Let a domain expert walk you through an example ("a typical day") to show you what they do. This way you can ask questions and get a first hand experience how the domain expert works, what kind of environment they are using etc. For example, having worked with seismologists, a typical use case would look like this: first they select and download data from an online catalog; this data is in a binary format. They use a Python library to apply a number of analysis steps and finally they visualise the analysis results. As you go, ask lots of questions:
What software/tools are they using and why?
Are there any licensing issues?
Is that their preferred way of working or what would they like to change?
What do the results mean, and what are they looking for?
How do they tell when something went wrong?
What do they do with the results? Are they stored, published, discarded?
We would also encourage you to attend lectures (if possible) relevant to the domain area which might encourage greater familiarity with terminology used. This might be helpful particularly to put the work in context of the discipline as a whole.
More often than not a domain has language all of its own, and learning that language can be critical to the success of the project. Generating a glossary of terms can be useful to always have to hand to refer to when encounting words and terms unique to that domain. This glossary can usually be bootstrapped from a domain expert, and then added to as words and phrases are encountered throughout the project.

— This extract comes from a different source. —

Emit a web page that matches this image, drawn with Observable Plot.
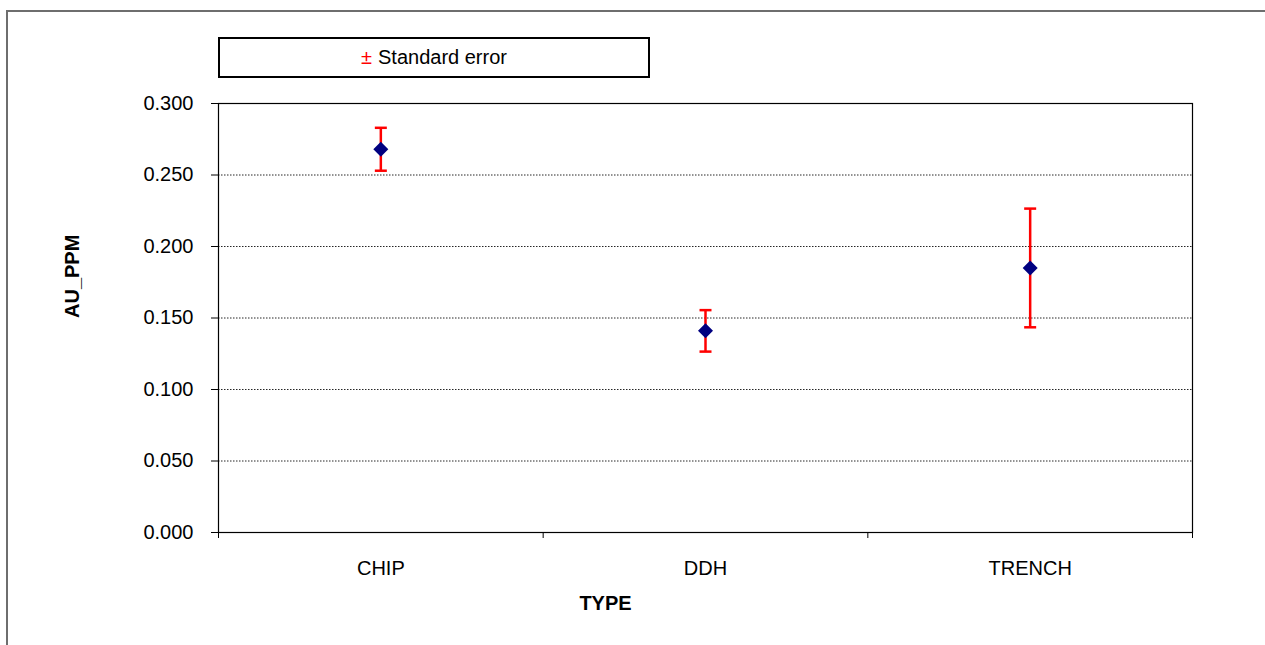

Located in some kind of shared project space such as a git repository or a project management tool the glossary can be shared between project team members and refined as the project proceeds.
In order to determine a suitable format for the output and the software, as far as possible, the full requirements for this output should be agreed upon in advance with the domain specialist. This will prevent time consuming changes needing to be made to software design if requirements change and the current design proves to be not optimal or even incompatible with the changing aims of the software. This places responsibility on the domain specialist to have thought this all through and to communicate requirements effectively, and places responsibility on the software engineer to ask the right questions, and to anticipate possible issues. Issues to consider include:
Operating System Portability Text files do not transfer well between Windows and Unix. Binary files may not transfer at all between operating systems.
Human Readable v Machine Readable Outputs may be required to be processed for analysis and visualisation on a webpage. A format such XML is a machine readable format with processing libraries available in most platforms. However, a number of other users may need to be able to read and verify these files so functions to convert to csv for display in a spreadsheet. Outputs should be in common portable formats so ease conversion between file types.
Inputs & Outputs If the output of the application is to provide input to pre-existing software as part of an analysis pipeline, what are the input requirements of this software? and what options should be included in our output format/which are not relevant?
Post-processing Requirements Do your outputs require further processing, statistical analysis or database storage? Think about making the transfer to the next stage as seamless as possible.
These tips on getting started are jumping off points for ways of finding and absorbing more information. Some can be done in 10 minutes, others are more of a mindset to hone over the length of a project. The effectiveness of each one will largely depend on your own learning style and the ethos of your team and project members. Hopefully by now you’re well on your way to, if not being a domain expert, at least feeling at home in this new domain!